Two of my favourite characters had only occasional appearances in the show. Endora’s brother Arthur popped in and out of the action from time to time; he was less antagonised by Samantha’s marriage to Darrin then the rest of the family, but still managed to wind the easily-stressed businessman up by playing endless practical jokes on him. I loved him mostly however, because the actor who played him, Paul Lynde, had a very distinctive voice, and also brought the fiendish Hooded Claw to life in The Perils of Penelope Pitstop (who I harboured dreams of becoming when I grew up).
If any of Samantha’s relatives had to show up, Darrin was always relieved when it turned out to be Aunt Clara (Marion Lorne). The loveable, bumbling, not-quite-so-good-at-this-witch-business-as-she-should-have-been Clara was guaranteed to mess up both her magic and her entrance; suddenly appearing in cupboards, fireplaces and on the roof was not unheard of, and it was rare that any spells she cast actually turned out with the result she was hoping for. She was also obsessed with collecting doorknobs, which sounds peculiar, but was actually inspired by Lorne’s own collection. Actually, that doesn’t make it sound any less peculiar.
The Stephens family was completed by the arrival of daughter Tabitha in season two, and later on in the show’s run with son Adam. Both inherited Samantha’s witch gene, and Tabitha especially got to have a lot of fun (and create havoc at the same time) with her own experiments at nose-twitching.
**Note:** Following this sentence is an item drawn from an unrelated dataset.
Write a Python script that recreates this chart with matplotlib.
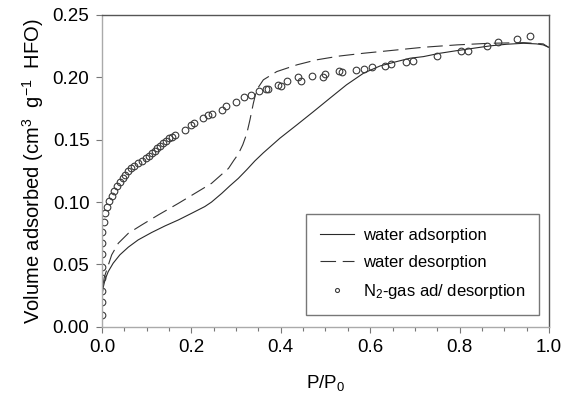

Bewitched was originally aired on American television channel ABC for eight seasons, from 1964 to 1972 and was extremely successful; finishing as the number two show in the whole of the country during its first series. It also holds the slightly bizarre accolade of ‘longest running supernatural-themed sitcom of the 1960s-70s’. Seriously? How many others was it competing against exactly?